The club was founded in 1877, made up mostly of members of the now-defunct Saxons. Its players were mostly mercantile middle-class; club secretary Rutherford was a wine importer based at the prestigious 34 Great Tower Street, playing captain Edwin Ellis came from a lace manufacturing family and ran the London sales operation, and the club itself was considered a City of London outfit.

The club's first match, against Woodgrange, included seven ex-Saxons players. The club played 21 matches in its first season, all against London clubs, winning 16 and losing one.

The club did not enter the FA Cup in this first season, but did so for the next three seasons; in 1879–80 the club reached the fourth round (which, that year, was made up of the last ten clubs), losing 1–0 to the Royal Engineers.
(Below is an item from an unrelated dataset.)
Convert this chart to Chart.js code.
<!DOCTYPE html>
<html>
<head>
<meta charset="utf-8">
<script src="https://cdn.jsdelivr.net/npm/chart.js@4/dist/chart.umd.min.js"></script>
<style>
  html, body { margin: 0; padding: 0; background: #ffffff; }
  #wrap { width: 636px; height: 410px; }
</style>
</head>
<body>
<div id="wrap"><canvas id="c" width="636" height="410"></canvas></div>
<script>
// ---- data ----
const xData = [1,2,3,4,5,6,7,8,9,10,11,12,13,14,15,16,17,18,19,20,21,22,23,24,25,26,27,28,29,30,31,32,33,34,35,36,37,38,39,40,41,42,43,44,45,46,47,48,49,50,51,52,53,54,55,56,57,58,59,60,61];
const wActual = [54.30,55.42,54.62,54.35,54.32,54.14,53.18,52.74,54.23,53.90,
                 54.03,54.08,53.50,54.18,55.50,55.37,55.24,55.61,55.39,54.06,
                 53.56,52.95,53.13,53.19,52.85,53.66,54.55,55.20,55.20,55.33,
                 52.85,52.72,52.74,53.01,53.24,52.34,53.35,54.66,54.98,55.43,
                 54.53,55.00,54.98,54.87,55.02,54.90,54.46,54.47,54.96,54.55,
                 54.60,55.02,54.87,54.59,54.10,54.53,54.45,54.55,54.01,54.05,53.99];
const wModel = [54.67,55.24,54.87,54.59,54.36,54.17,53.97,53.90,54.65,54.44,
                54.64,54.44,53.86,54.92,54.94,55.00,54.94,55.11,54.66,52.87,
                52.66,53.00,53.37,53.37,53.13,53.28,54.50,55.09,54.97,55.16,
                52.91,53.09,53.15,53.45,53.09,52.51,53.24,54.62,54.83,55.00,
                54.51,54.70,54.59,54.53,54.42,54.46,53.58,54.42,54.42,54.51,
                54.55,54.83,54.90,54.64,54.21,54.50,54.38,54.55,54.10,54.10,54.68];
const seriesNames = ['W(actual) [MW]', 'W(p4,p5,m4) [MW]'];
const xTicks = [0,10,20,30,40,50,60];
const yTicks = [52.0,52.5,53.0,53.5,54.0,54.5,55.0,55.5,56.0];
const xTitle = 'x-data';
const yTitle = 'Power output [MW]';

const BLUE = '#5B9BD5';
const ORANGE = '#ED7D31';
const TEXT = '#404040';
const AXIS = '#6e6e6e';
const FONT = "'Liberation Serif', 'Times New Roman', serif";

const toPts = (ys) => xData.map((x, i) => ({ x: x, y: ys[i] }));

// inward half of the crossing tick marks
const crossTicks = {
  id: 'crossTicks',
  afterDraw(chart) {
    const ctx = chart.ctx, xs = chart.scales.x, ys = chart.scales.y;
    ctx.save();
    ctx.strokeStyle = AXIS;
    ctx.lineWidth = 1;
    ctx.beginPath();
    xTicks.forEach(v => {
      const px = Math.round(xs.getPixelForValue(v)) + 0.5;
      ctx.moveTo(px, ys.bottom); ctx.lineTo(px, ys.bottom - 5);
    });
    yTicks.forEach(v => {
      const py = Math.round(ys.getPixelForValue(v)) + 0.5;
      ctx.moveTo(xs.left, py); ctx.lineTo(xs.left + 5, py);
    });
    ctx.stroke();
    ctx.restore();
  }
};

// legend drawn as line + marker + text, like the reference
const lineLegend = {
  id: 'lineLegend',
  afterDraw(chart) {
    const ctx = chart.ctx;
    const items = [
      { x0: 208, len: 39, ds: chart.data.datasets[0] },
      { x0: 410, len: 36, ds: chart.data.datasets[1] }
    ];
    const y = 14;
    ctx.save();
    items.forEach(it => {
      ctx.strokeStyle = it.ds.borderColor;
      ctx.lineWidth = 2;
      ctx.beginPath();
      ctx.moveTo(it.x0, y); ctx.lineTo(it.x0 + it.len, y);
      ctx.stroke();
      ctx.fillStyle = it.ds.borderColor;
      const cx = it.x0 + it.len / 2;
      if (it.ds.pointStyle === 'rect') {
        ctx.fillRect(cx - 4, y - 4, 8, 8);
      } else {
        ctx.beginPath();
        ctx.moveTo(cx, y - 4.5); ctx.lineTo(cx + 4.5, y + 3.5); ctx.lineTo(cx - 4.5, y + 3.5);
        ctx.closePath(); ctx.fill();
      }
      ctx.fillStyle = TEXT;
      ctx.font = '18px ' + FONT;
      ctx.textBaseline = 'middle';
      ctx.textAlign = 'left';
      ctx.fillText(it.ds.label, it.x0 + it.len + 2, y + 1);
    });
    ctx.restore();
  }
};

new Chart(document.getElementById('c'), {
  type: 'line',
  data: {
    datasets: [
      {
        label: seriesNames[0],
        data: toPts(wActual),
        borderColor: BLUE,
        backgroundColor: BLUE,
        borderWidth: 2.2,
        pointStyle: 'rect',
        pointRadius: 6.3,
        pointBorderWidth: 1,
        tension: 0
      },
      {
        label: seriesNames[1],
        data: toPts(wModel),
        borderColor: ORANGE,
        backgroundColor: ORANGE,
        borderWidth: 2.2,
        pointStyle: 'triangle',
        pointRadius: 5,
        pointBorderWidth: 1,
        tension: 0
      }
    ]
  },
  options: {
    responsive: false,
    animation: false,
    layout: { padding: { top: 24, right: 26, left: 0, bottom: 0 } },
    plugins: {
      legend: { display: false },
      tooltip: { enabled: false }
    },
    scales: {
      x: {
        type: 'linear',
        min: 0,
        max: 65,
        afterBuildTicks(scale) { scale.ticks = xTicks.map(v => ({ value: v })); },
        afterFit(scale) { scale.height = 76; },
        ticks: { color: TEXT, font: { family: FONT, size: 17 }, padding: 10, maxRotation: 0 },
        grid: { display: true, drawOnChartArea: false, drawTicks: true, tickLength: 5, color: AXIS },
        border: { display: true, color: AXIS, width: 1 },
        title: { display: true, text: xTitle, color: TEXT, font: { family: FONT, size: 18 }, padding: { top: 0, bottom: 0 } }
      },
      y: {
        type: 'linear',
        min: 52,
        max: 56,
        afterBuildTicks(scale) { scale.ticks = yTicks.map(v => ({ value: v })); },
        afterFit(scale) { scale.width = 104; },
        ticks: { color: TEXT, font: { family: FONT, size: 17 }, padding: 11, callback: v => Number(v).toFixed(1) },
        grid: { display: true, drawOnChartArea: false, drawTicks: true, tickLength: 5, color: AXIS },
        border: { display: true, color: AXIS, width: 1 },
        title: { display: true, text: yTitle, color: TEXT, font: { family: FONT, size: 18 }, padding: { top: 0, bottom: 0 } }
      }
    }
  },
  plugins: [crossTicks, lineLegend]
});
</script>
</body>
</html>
The club was invited to play at Notts County in the aftermath of that match (possibly due to Ellis' family being Nottingham-based), and held the home side to a 3–3 draw, thanks mostly to the Friars' superior passing game. Ellis was an umpire in the semi-finals that season, nominated by the Old Etonians. In 1880–81 the club reached the same stage, this time a final 12, but lost the Old Etonians.

Despite a strong showing, the club ceased playing before the 1881–82 season. The last reference to the club is to one of its members acting as umpire in an FA Cup tie in November 1881. The club's players either left the game or joined other clubs; two played for Upton Park in 1881–82, one played for St Bartholomew's Hospital, two played for Hendon, and two for Mosquitoes - perhaps notably the last recorded match for the Friars was a 3–2 home defeat to Mosquitoes.

==Colours==

The club wore cerise and French grey halves.

==Ground==

The club played at the following home grounds:

Grey Friars grounds
| Year | Location | Facilities |
|---|---|---|
| 1877 | Forest Gate | Princess Alice pub |
| 1878 | Upton | Spotted Dog pub |
| 1879–81 | Dulwich | The Greyhound pub |

==Notable players==
- T.G. Stafford, who played in a trial match to determine the England side to face Scotland in the 1879 international.